UNE PERLE RARE… MAIS TROP RARE

Hervé Lénervé

Les limites de l’amour paternel.

Une enfant inestimable, c'est peu de le dire, car outre sa grande beauté, quand elle pleurait ses larmes se transformaient instantanément en perles d'une rare pureté. La famille aurait donc dû être riche à million, elle ne l'était pas pourtant, car la petite avait un caractère enjoué et non enclin au désespoir, ni aux larmes. En fait, l'enfant ne pleurait pratiquement jamais, si bien que les problèmes d'argent des parents étaient récurrents plus que monnaie courante. Boucler les fins de mois était un casse-tête quotidien, non, mensuel plutôt.

Parfois le père qui adorait son enfant unique se désespérait un peu d'avoir eu une fille aussi joyeuse, aussi confiante en la vie, elle ne partageait que des aprioris positifs en l'existence. Quand les temps étaient durs, il se surprenait à avoir des pensées ambivalentes, l'amour de sa gamine se mêlait, dans le même temps, à la tentation de la faire souffrir pour recueillir un petit répit financier. Il savait que le sentiment qui grandissait en lui était injuste à l'outrance, cependant par moment il ne pouvait pas s'empêcher d'en vouloir réellement à son enfant qui détenait à portée des yeux une incroyable richesse et ne daignait pas l'exploiter. Il se disait : « ce n'est quand même rien que de pleurer un petit peu de temps en temps ! » Mais non l'enfant ne pleurait pas. Elle aurait été un garçon, admettons, car on élève les garçons en leur rabâchant qu'il n'est pas honorable pour un homme de tomber dans les pleurnicheries et les simagrées, mais une petite fille ne s'éduque pas dans cette rigueur machiste. Si bien que le géniteur se surprit, lui-même parfois, de tomber dans des mesquineries infâmes. Il disait à sa gamine : «  si tu ne pleures pas un peu, je vais finir par moins t'aimer, ma chérie » La petite s'assombrissait, avait le cœur gros, mais ses yeux qui regardaient son père, essayant de comprendre, restaient secs et aucune perle n'en coulait. Finalement, la seule ombre dans l'esprit de l'enfant était celle de ne savoir, de ne pouvoir aider ses parents, mais tout de suite son ciel s'éclaircissait et revenait le très beau temps, sans qu'il n'y ait eu la pluie de l'orage qui nourrit la terre.
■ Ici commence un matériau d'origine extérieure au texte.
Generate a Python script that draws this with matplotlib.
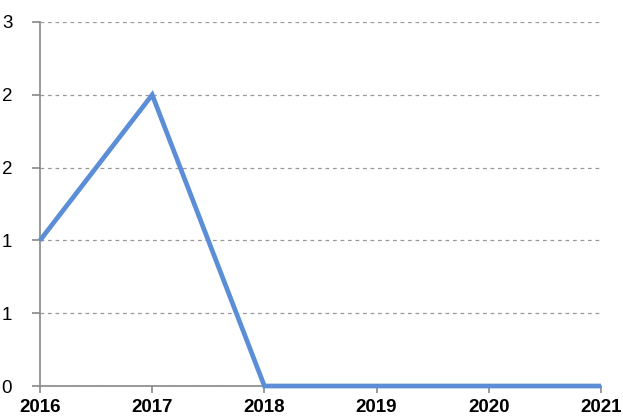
import matplotlib
matplotlib.use("Agg")
import matplotlib.pyplot as plt
from matplotlib.ticker import FuncFormatter

# data
years = [2016, 2017, 2018, 2019, 2020, 2021]
values = [1, 2, 0, 0, 0, 0]
y_ticks = [0, 0.5, 1.0, 1.5, 2.0, 2.5]

plt.rcParams['font.family'] = ['Liberation Sans', 'DejaVu Sans']

fig = plt.figure(figsize=(6.23, 4.19), dpi=100)
ax = fig.add_axes([40 / 623, 33 / 419, 561 / 623, 364 / 419])

ax.plot(years, values, color='#5B8ED6', linewidth=3.4, solid_capstyle='butt',
        solid_joinstyle='miter', zorder=3, clip_on=False)

ax.set_xlim(years[0], years[-1])
ax.set_ylim(0, 2.5)
ax.set_xticks(years)
ax.set_yticks(y_ticks)
# Excel-style rounding of half values
ax.yaxis.set_major_formatter(FuncFormatter(lambda v, p: str(int(v + 0.5))))

ax.grid(axis='y', linestyle=(0, (3, 3)), color='#999999', linewidth=0.9)
ax.set_axisbelow(True)

for side in ['top', 'right']:
    ax.spines[side].set_visible(False)
for side in ['left', 'bottom']:
    ax.spines[side].set_color('#888888')
    ax.spines[side].set_linewidth(1.2)

ax.tick_params(axis='y', direction='out', length=6, color='#888888', width=1.2,
               labelsize=13.5, pad=14)
ax.tick_params(axis='x', direction='out', length=5, color='#888888', width=1.2,
               labelsize=13.5, pad=4)
for lbl in ax.get_xticklabels():
    lbl.set_fontweight('bold')

fig.savefig('out.png', dpi=100)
Puis pour assombrir le tableau, la mère tomba malade et mourut d'une courte maladie. Sa fille sur la tombe lâcha une seule larme, puis la source se tarit, l'enfant resta quelques jours maussades, mais ne pleura pas  davantage, si bien que l'argent de sa dernière perle fut rapidement épuisé et les problèmes financiers de la famille réduite ne furent qu'augmentés par le manque des revenus maternels. Le salaire de la mère, si maigre fut-il, manqua cruellement au père qui commença à emprunter pour essayer de se tenir à flot. Or tout le monde sait que l'emprunt n'est jamais la meilleure solution pour se sauver de la noyade, d'autant plus que les seules personnes aptes à prêter aux gens qui n'ont rien, ne sont jamais les plus recommandables. Les délais de remboursement furent prestement dépassés et les usuriers recouvrirent à des moyens plus expéditifs que les tribunaux pour rentrer dans leurs frais. Deux recouvreurs de dettes, genre malfrats plus qu'avocats rappelèrent au père ses obligations à grand coup de barres de fer. Le pauvre hère rentra à la maison dans un triste état, hématomes en surface, migraine en profondeur. Il était aux abois et une bête traquée ne raisonne plus comme une tête raisonnée, elle utilisera tout ce qui reste en son pouvoir pour tenter de sauver sa vie. Appelons cela l'instinct de conservation, de survie, appelons cela comme on voudra bien l'appeler, le fait est que ce père qui adorait sa fille s'en prit à elle, en l'invectivant dans un premier temps, en la secouant énergiquement dans un deuxième, pour finir par la torturer dans énième temps que l'on ne compta pas dans cette escalade du sadisme, cette spirale de la folie. Reprit-il ses esprits devant le corps inanimé de son enfant, nul ne serait le dire, le seul fait marquant était qu'il versa toutes les larmes de son corps sur celui de sa fille qui n'en avait pas versé une seule.

 

Appelons encore cela, puisqu'il faut, sans cesse, tout appeler par un nom, le remake du conte de la poule aux œufs d'or.